Wolf’s office is also exploring emergency powers he might have if an outbreak were to occur here, Sheridan said.

Redding said the department’s preparations fall into three phases — planning, response and recovery — and the funding should be sufficient for the first two, which is what it’s concentrating on now.

“We believe that we’re pretty well staffed at the moment, but if we saw the outbreak of the scale that has hit Iowa or Minnesota, there would be a surge in our need,” Redding said.

The department didn’t just start planning; the national outbreak started in December, and Redding said preparations here have been months in the making. Those efforts continue every day, according to Redding; Pennsylvania is learning from what’s happening in states currently fighting outbreaks, and also from a devastating outbreak that occurred here in the 1980s.
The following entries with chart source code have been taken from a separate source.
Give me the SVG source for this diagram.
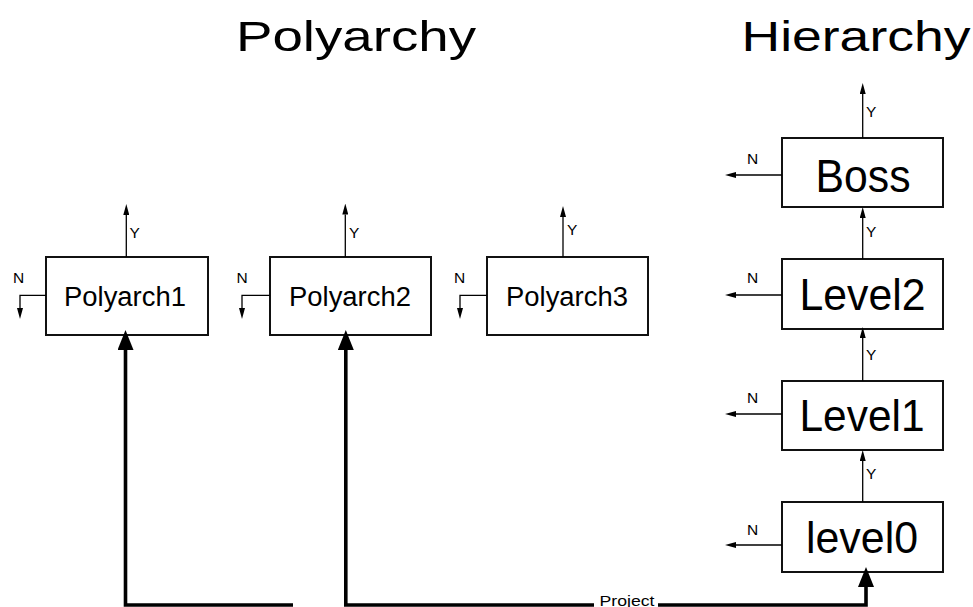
<svg xmlns="http://www.w3.org/2000/svg" width="973" height="607" viewBox="0 0 973 607">
<defs>
<marker id="sm" viewBox="0 0 11 6" markerWidth="11" markerHeight="6" refX="0" refY="3" orient="auto" markerUnits="userSpaceOnUse"><path d="M0,0 L11,3 L0,6 z" fill="#000"/></marker>
<marker id="big" viewBox="0 0 20 16" markerWidth="20" markerHeight="16" refX="0" refY="8" orient="auto" markerUnits="userSpaceOnUse"><path d="M0,0 L20,8 L0,16 z" fill="#000"/></marker>
<style>
text{font-family:"Liberation Sans",Arial,sans-serif;fill:#000}
.box{fill:#fff;stroke:#111;stroke-width:2}
.thin{fill:none;stroke:#000;stroke-width:1.3;marker-end:url(#sm)}
.thickA{fill:none;stroke:#000;stroke-width:3.6;marker-end:url(#big)}
.lbl{font-size:15.5px}
.title{font-size:43px}
.pt{font-size:27px;text-anchor:middle}
.ht{font-size:44px;text-anchor:middle}
</style>
</defs>
<rect width="973" height="607" fill="#fff"/>
<text class="title" x="356" y="51" text-anchor="middle" textLength="240" lengthAdjust="spacingAndGlyphs">Polyarchy</text>
<text class="title" x="856" y="51" text-anchor="middle" textLength="229" lengthAdjust="spacingAndGlyphs">Hierarchy</text>

<g id="polyarch1">
<rect class="box" x="46" y="257" width="162" height="78"/>
<text class="pt" x="125" y="306" textLength="122" lengthAdjust="spacingAndGlyphs">Polyarch1</text>
</g>
<g id="polyarch2">
<rect class="box" x="270" y="257" width="161" height="78"/>
<text class="pt" x="350" y="306" textLength="122" lengthAdjust="spacingAndGlyphs">Polyarch2</text>
</g>
<g id="polyarch3">
<rect class="box" x="487" y="257" width="161" height="78"/>
<text class="pt" x="567" y="306" textLength="122" lengthAdjust="spacingAndGlyphs">Polyarch3</text>
</g>
<g id="boss">
<rect class="box" x="782" y="138" width="161" height="69"/>
<text class="ht" x="863" y="192" style="font-size:47px" textLength="95" lengthAdjust="spacingAndGlyphs">Boss</text>
</g>
<g id="level2">
<rect class="box" x="782" y="259" width="161" height="70"/>
<text class="ht" x="862.5" y="310" textLength="126" lengthAdjust="spacingAndGlyphs">Level2</text>
</g>
<g id="level1">
<rect class="box" x="782" y="381" width="161" height="69"/>
<text class="ht" x="862" y="431" textLength="125" lengthAdjust="spacingAndGlyphs">Level1</text>
</g>
<g id="level0">
<rect class="box" x="782" y="502" width="161" height="70"/>
<text class="ht" x="862" y="552.5" textLength="112" lengthAdjust="spacingAndGlyphs">level0</text>
</g>

<g id="connectors">
<path class="thin" d="M126.3,257 V215"/>
<text class="lbl" x="129.5" y="238">Y</text>
<path class="thin" d="M345.3,257 V214.5"/>
<text class="lbl" x="349" y="238">Y</text>
<path class="thin" d="M563,257 V217"/>
<text class="lbl" x="567" y="235">Y</text>
<path class="thin" d="M46,295.3 H20 V308"/>
<text class="lbl" x="13" y="283">N</text>
<path class="thin" d="M270,295.3 H242 V308"/>
<text class="lbl" x="236.5" y="283">N</text>
<path class="thin" d="M487,295.3 H460 V308"/>
<text class="lbl" x="454" y="283">N</text>
<path class="thin" d="M862.7,138 V94"/>
<text class="lbl" x="866" y="117">Y</text>
<path class="thin" d="M862.7,259 V218"/>
<text class="lbl" x="866" y="237">Y</text>
<path class="thin" d="M862.7,381 V338"/>
<text class="lbl" x="866" y="360">Y</text>
<path class="thin" d="M862.7,502 V461"/>
<text class="lbl" x="866" y="479">Y</text>
<path class="thin" d="M782,175 H736"/>
<text class="lbl" x="747" y="164">N</text>
<path class="thin" d="M782,295 H736"/>
<text class="lbl" x="747" y="283">N</text>
<path class="thin" d="M782,414 H736"/>
<text class="lbl" x="747" y="403">N</text>
<path class="thin" d="M782,545 H736"/>
<text class="lbl" x="747" y="535">N</text>
<path class="thickA" d="M293,605 H125.5 V350"/>
<path class="thickA" d="M594,605 H345.8 V350"/>
<path class="thickA" d="M658,605 H866 V587"/>
<text class="lbl" x="627" y="606" text-anchor="middle" textLength="55" lengthAdjust="spacingAndGlyphs">Project</text>
</g>
</svg>
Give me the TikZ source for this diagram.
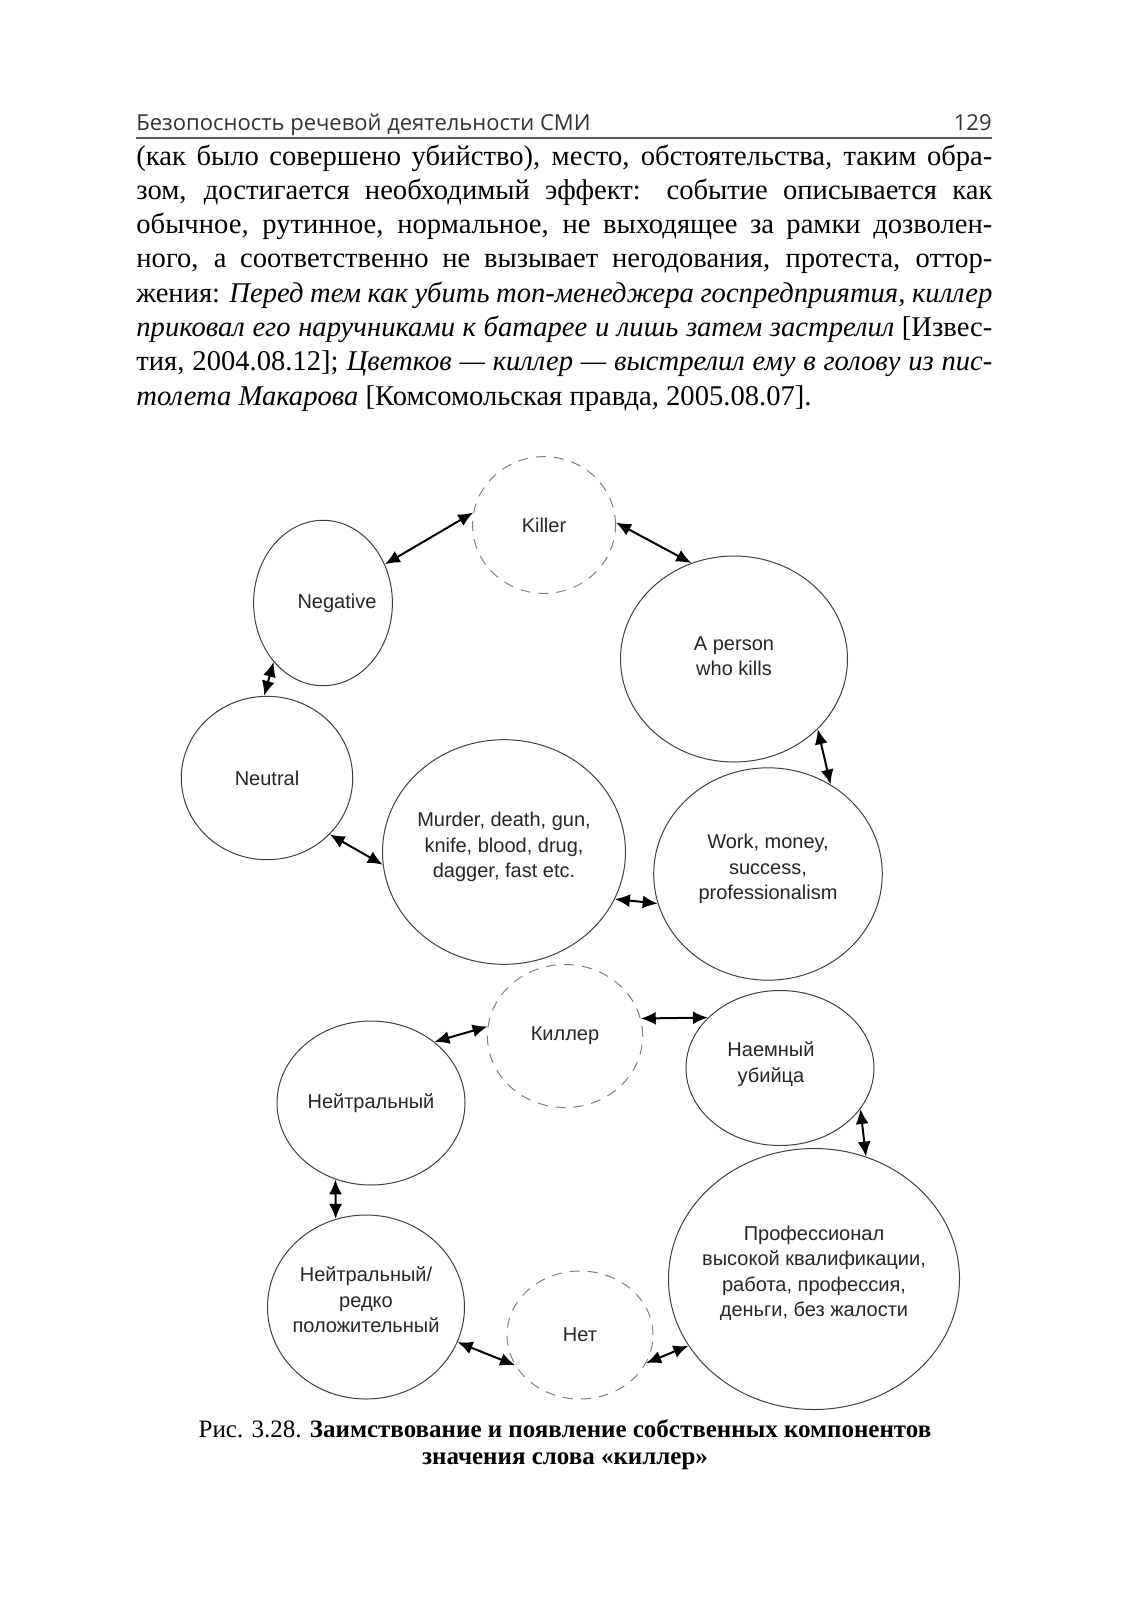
\documentclass[tikz,border=0pt]{standalone}
\usepackage{fontspec}
\setmainfont{Liberation Serif}
\newfontfamily\diagfont{Liberation Sans}
\newfontfamily\headfont{Open Sans}
\usetikzlibrary{arrows.meta, shapes.geometric}

\begin{document}
\begin{tikzpicture}[x=0.5pt, y=-0.5pt,
    bubble/.style={ellipse, draw=black!75, line width=0.5pt, inner sep=0pt},
    dbubble/.style={bubble, draw=black!50, dash pattern=on 5pt off 4pt},
    lbl/.style={font=\diagfont\fontsize{10}{12.75}\selectfont, align=center, text=black!85},
    txtline/.style={anchor=base west, inner sep=0pt, font=\fontsize{14.3}{17}\selectfont},
    link/.style={{Latex[length=7.5pt,width=6.5pt]}-{Latex[length=7.5pt,width=6.5pt]}, line width=1pt}]

  \path[use as bounding box, fill=white] (0,0) rectangle (1130,1601);

  % page header
  \node[font=\headfont\fontsize{11}{13}\selectfont, text=black!80, anchor=base west, inner sep=0pt]
    (head) at (136,130) {Безопосность речевой деятельности СМИ};
  \node[font=\headfont\fontsize{11}{13}\selectfont, text=black!80, anchor=base east, inner sep=0pt]
    (pageno) at (992,130) {129};
  \draw[line width=1.2pt, black!65] (136,138) -- (992,138);

  % running text, one justified line at a time
  \foreach \i/\ln in {
      0/{(как было совершено убийство), место, обстоятельства, таким обра-},
      1/{зом, достигается необходимый эффект: событие описывается как},
      2/{обычное, рутинное, нормальное, не выходящее за рамки дозволен-},
      3/{ного, а соответственно не вызывает негодования, протеста, оттор-},
      4/{жения: \textit{Перед тем как убить топ-менеджера госпредприятия, киллер}},
      5/{\textit{приковал его наручниками к батарее и лишь затем застрелил} [Извес-},
      6/{тия, 2004.08.12]; \textit{Цветков — киллер — выстрелил ему в голову из пис-}}}{
    \node[txtline] (line\i) at (136,{165+\i*34.3}) {\makebox[428pt][s]{\ln}};
  }
  \node[txtline] (line7) at (136,{165+7*34.3})
    {\textit{толета Макарова} [Комсомольская правда, 2005.08.07].};

  % english components
  \node[dbubble, minimum width=71.5pt, minimum height=68.4pt,
        label={[lbl]center:Killer}] (killer) at (544,525) {};
  \node[bubble, minimum width=69.4pt, minimum height=82.7pt,
        label={[lbl, xshift=7pt]center:Negative}] (neg) at (323,603) {};
  \node[bubble, minimum width=113.5pt, minimum height=103pt,
        label={[lbl, yshift=1.5pt]center:{A person\\who kills}}] (person) at (734,659) {};
  \node[bubble, minimum width=85.7pt, minimum height=81.7pt,
        label={[lbl]center:Neutral}] (neutral) at (267,778) {};
  \node[bubble, minimum width=121.5pt, minimum height=112.3pt,
        label={[lbl, yshift=2.5pt]center:{Murder, death, gun,\\knife, blood, drug,\\dagger, fast etc.}}] (murder) at (504,852) {};
  \node[bubble, minimum width=114.3pt, minimum height=106.2pt,
        label={[lbl, yshift=2.5pt]center:{Work, money,\\success,\\professionalism}}] (work) at (768,874) {};

  % russian components
  \node[dbubble, minimum width=77.6pt, minimum height=71.5pt,
        label={[lbl]center:Киллер}] (killerru) at (565,1036) {};
  \node[bubble, minimum width=94pt, minimum height=77.5pt,
        label={[lbl, xshift=-4.5pt, yshift=2pt]center:{Наемный\\убийца}}] (hired) at (780,1068) {};
  \node[bubble, minimum width=94pt, minimum height=82pt,
        label={[lbl]center:Нейтральный}] (neut) at (371,1103) {};
  \node[bubble, minimum width=98.5pt, minimum height=92pt,
        label={[lbl, yshift=3.5pt]center:{Нейтральный/\\редко\\положительный}}] (neutrare) at (366,1307) {};
  \node[dbubble, minimum width=73pt, minimum height=64pt,
        label={[lbl]center:Нет}] (net) at (580,1335) {};
  \node[bubble, minimum width=145.5pt, minimum height=130.5pt,
        label={[lbl, yshift=3pt]center:{Профессионал\\высокой квалификации,\\работа, профессия,\\деньги, без жалости}}] (prof) at (814,1279) {};

  \draw[link] (neg.32) -- (killer.170);
  \draw[link] (killer.2) -- (person.114);
  \draw[link] (neg.230) -- (neutral.92);
  \draw[link] (person.320) -- (work.55);
  \draw[link] (neutral.318) -- (murder.186);
  \draw[link] (murder.337) -- (work.195);

  \draw[link] (neut.44) -- (killerru.173);
  \draw[link] (killerru.13) -- (hired.145);
  \draw[link] (neut.245) -- (neutrare.109);
  \draw[link] (hired.333) -- (prof.67);
  \draw[link] (neutrare.339) -- (net.205);
  \draw[link] (net.337) -- (prof.208);

  % caption
  \node[font=\fontsize{12.5}{13.5}\selectfont, align=center, anchor=north, inner sep=0pt] (caption) at (565,1419)
    {Рис. 3.28. \textbf{Заимствование и появление собственных компонентов}\\
     \textbf{значения слова «киллер»}};
\end{tikzpicture}
\end{document}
“The big difference today is the size of these operations ahd the complexity of the systems that we're managing today,” he said.

Redding expressed appreciation for Wolf’s assistance and also said the U.S. Department of Agriculture has been an invaluable ally as the nation fights the current outbreaks. U.S. Sen. Bob Casey recently pressed for adequate continued funding for its efforts. Redding said he supports Casey’s push.

To date, Redding said, the USDA has covered all of the cleaning and disposal and recovery cost in other states that are affecting; he would like to see them continue to do that. There are also some staffing issues that are developing and need to be addressed; for instance, he said, the USDA has two poultry appraisers in Pennsylvania, and one of them is expected to retire soon.

Finally, he said, Pennsylvania would like to have state lab certified so it doesn’t have to wait for results from the USDA’s lab.